**WHAT YOU SHOULD DO:**
Each line of the material must be returned exactly.

**INFORMATION SUPPLIED:**
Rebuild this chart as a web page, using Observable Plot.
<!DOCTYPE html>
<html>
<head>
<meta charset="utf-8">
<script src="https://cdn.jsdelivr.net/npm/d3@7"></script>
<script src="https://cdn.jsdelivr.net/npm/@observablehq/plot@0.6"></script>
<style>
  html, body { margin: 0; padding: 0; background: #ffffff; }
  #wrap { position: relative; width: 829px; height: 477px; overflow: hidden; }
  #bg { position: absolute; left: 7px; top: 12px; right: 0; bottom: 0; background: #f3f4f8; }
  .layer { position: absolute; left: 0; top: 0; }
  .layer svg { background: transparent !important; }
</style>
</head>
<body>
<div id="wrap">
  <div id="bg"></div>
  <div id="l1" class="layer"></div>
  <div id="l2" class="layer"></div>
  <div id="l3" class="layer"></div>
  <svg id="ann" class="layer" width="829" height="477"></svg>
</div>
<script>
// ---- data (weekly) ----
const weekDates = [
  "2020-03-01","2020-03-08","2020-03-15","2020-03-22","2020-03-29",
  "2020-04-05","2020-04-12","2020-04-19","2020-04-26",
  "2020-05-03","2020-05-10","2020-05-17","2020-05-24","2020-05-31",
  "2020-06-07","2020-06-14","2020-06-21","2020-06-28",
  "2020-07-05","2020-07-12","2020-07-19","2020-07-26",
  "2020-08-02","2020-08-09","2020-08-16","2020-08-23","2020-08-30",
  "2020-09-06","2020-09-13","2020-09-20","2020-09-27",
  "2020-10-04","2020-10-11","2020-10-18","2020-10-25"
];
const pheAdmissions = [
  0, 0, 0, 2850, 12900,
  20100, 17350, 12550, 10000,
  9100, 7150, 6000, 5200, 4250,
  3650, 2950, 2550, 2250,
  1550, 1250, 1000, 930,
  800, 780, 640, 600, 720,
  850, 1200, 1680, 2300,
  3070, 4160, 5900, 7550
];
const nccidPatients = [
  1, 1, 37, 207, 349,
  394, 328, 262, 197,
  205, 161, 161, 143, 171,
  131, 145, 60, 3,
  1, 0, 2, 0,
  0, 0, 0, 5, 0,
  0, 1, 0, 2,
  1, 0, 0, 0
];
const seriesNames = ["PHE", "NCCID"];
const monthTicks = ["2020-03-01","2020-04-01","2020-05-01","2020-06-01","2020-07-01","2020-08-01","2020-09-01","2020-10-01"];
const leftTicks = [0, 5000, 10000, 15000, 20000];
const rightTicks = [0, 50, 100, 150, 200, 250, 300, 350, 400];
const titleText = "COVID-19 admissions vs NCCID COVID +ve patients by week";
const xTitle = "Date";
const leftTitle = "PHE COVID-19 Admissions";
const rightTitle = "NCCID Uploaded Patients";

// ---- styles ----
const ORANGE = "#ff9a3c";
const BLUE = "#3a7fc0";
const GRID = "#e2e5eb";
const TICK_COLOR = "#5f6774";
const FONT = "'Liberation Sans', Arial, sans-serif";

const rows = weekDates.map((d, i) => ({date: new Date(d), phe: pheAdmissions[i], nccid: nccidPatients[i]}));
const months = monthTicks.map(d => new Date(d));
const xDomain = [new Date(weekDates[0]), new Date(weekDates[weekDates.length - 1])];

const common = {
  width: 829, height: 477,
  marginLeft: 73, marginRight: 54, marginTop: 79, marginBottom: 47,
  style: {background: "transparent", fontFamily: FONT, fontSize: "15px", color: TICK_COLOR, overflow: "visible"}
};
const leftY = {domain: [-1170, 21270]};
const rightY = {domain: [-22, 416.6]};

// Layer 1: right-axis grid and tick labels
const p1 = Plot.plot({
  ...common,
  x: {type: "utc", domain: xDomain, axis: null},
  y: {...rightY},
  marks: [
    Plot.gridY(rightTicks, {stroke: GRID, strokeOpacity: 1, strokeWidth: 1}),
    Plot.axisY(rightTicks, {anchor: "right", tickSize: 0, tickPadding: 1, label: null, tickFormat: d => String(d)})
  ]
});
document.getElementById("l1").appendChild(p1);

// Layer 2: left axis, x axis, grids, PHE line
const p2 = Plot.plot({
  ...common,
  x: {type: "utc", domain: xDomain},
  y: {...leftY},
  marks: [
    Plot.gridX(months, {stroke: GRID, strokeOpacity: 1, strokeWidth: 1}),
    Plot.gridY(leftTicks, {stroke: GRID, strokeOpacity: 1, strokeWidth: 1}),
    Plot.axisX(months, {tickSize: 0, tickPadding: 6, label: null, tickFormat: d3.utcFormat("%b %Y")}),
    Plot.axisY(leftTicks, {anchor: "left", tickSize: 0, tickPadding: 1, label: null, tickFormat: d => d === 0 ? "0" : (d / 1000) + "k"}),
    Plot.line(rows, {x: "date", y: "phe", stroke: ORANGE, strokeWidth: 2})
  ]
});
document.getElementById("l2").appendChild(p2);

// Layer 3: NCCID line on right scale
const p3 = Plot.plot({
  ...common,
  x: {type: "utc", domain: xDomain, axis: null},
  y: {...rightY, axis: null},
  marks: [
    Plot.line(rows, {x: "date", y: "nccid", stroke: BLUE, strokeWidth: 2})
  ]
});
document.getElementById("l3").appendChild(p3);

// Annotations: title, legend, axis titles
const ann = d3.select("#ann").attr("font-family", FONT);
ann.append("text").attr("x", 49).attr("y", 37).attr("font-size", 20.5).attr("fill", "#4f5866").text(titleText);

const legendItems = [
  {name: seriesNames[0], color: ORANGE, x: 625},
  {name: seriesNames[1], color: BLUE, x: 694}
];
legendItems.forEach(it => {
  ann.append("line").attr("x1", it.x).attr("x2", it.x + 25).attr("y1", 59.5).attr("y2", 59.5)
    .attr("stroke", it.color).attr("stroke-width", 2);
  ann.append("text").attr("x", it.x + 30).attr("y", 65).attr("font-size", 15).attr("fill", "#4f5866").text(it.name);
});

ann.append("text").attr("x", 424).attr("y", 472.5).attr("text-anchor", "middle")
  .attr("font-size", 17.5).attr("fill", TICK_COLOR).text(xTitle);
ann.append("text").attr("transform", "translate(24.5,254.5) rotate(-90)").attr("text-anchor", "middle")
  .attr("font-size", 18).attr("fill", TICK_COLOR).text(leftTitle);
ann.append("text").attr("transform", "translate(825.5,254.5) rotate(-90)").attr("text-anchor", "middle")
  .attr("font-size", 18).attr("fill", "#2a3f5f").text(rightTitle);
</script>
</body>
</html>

**REPLY TO THE TASK:**
Rebuild this chart as a web page, using Observable Plot.
<!DOCTYPE html>
<html>
<head>
<meta charset="utf-8">
<script src="https://cdn.jsdelivr.net/npm/d3@7"></script>
<script src="https://cdn.jsdelivr.net/npm/@observablehq/plot@0.6"></script>
<style>
  html, body { margin: 0; padding: 0; background: #ffffff; }
  #wrap { position: relative; width: 829px; height: 477px; overflow: hidden; }
  #bg { position: absolute; left: 7px; top: 12px; right: 0; bottom: 0; background: #f3f4f8; }
  .layer { position: absolute; left: 0; top: 0; }
  .layer svg { background: transparent !important; }
</style>
</head>
<body>
<div id="wrap">
  <div id="bg"></div>
  <div id="l1" class="layer"></div>
  <div id="l2" class="layer"></div>
  <div id="l3" class="layer"></div>
  <svg id="ann" class="layer" width="829" height="477"></svg>
</div>
<script>
// ---- data (weekly) ----
const weekDates = [
  "2020-03-01","2020-03-08","2020-03-15","2020-03-22","2020-03-29",
  "2020-04-05","2020-04-12","2020-04-19","2020-04-26",
  "2020-05-03","2020-05-10","2020-05-17","2020-05-24","2020-05-31",
  "2020-06-07","2020-06-14","2020-06-21","2020-06-28",
  "2020-07-05","2020-07-12","2020-07-19","2020-07-26",
  "2020-08-02","2020-08-09","2020-08-16","2020-08-23","2020-08-30",
  "2020-09-06","2020-09-13","2020-09-20","2020-09-27",
  "2020-10-04","2020-10-11","2020-10-18","2020-10-25"
];
const pheAdmissions = [
  0, 0, 0, 2850, 12900,
  20100, 17350, 12550, 10000,
  9100, 7150, 6000, 5200, 4250,
  3650, 2950, 2550, 2250,
  1550, 1250, 1000, 930,
  800, 780, 640, 600, 720,
  850, 1200, 1680, 2300,
  3070, 4160, 5900, 7550
];
const nccidPatients = [
  1, 1, 37, 207, 349,
  394, 328, 262, 197,
  205, 161, 161, 143, 171,
  131, 145, 60, 3,
  1, 0, 2, 0,
  0, 0, 0, 5, 0,
  0, 1, 0, 2,
  1, 0, 0, 0
];
const seriesNames = ["PHE", "NCCID"];
const monthTicks = ["2020-03-01","2020-04-01","2020-05-01","2020-06-01","2020-07-01","2020-08-01","2020-09-01","2020-10-01"];
const leftTicks = [0, 5000, 10000, 15000, 20000];
const rightTicks = [0, 50, 100, 150, 200, 250, 300, 350, 400];
const titleText = "COVID-19 admissions vs NCCID COVID +ve patients by week";
const xTitle = "Date";
const leftTitle = "PHE COVID-19 Admissions";
const rightTitle = "NCCID Uploaded Patients";

// ---- styles ----
const ORANGE = "#ff9a3c";
const BLUE = "#3a7fc0";
const GRID = "#e2e5eb";
const TICK_COLOR = "#5f6774";
const FONT = "'Liberation Sans', Arial, sans-serif";

const rows = weekDates.map((d, i) => ({date: new Date(d), phe: pheAdmissions[i], nccid: nccidPatients[i]}));
const months = monthTicks.map(d => new Date(d));
const xDomain = [new Date(weekDates[0]), new Date(weekDates[weekDates.length - 1])];

const common = {
  width: 829, height: 477,
  marginLeft: 73, marginRight: 54, marginTop: 79, marginBottom: 47,
  style: {background: "transparent", fontFamily: FONT, fontSize: "15px", color: TICK_COLOR, overflow: "visible"}
};
const leftY = {domain: [-1170, 21270]};
const rightY = {domain: [-22, 416.6]};

// Layer 1: right-axis grid and tick labels
const p1 = Plot.plot({
  ...common,
  x: {type: "utc", domain: xDomain, axis: null},
  y: {...rightY},
  marks: [
    Plot.gridY(rightTicks, {stroke: GRID, strokeOpacity: 1, strokeWidth: 1}),
    Plot.axisY(rightTicks, {anchor: "right", tickSize: 0, tickPadding: 1, label: null, tickFormat: d => String(d)})
  ]
});
document.getElementById("l1").appendChild(p1);

// Layer 2: left axis, x axis, grids, PHE line
const p2 = Plot.plot({
  ...common,
  x: {type: "utc", domain: xDomain},
  y: {...leftY},
  marks: [
    Plot.gridX(months, {stroke: GRID, strokeOpacity: 1, strokeWidth: 1}),
    Plot.gridY(leftTicks, {stroke: GRID, strokeOpacity: 1, strokeWidth: 1}),
    Plot.axisX(months, {tickSize: 0, tickPadding: 6, label: null, tickFormat: d3.utcFormat("%b %Y")}),
    Plot.axisY(leftTicks, {anchor: "left", tickSize: 0, tickPadding: 1, label: null, tickFormat: d => d === 0 ? "0" : (d / 1000) + "k"}),
    Plot.line(rows, {x: "date", y: "phe", stroke: ORANGE, strokeWidth: 2})
  ]
});
document.getElementById("l2").appendChild(p2);

// Layer 3: NCCID line on right scale
const p3 = Plot.plot({
  ...common,
  x: {type: "utc", domain: xDomain, axis: null},
  y: {...rightY, axis: null},
  marks: [
    Plot.line(rows, {x: "date", y: "nccid", stroke: BLUE, strokeWidth: 2})
  ]
});
document.getElementById("l3").appendChild(p3);

// Annotations: title, legend, axis titles
const ann = d3.select("#ann").attr("font-family", FONT);
ann.append("text").attr("x", 49).attr("y", 37).attr("font-size", 20.5).attr("fill", "#4f5866").text(titleText);

const legendItems = [
  {name: seriesNames[0], color: ORANGE, x: 625},
  {name: seriesNames[1], color: BLUE, x: 694}
];
legendItems.forEach(it => {
  ann.append("line").attr("x1", it.x).attr("x2", it.x + 25).attr("y1", 59.5).attr("y2", 59.5)
    .attr("stroke", it.color).attr("stroke-width", 2);
  ann.append("text").attr("x", it.x + 30).attr("y", 65).attr("font-size", 15).attr("fill", "#4f5866").text(it.name);
});

ann.append("text").attr("x", 424).attr("y", 472.5).attr("text-anchor", "middle")
  .attr("font-size", 17.5).attr("fill", TICK_COLOR).text(xTitle);
ann.append("text").attr("transform", "translate(24.5,254.5) rotate(-90)").attr("text-anchor", "middle")
  .attr("font-size", 18).attr("fill", TICK_COLOR).text(leftTitle);
ann.append("text").attr("transform", "translate(825.5,254.5) rotate(-90)").attr("text-anchor", "middle")
  .attr("font-size", 18).attr("fill", "#2a3f5f").text(rightTitle);
</script>
</body>
</html>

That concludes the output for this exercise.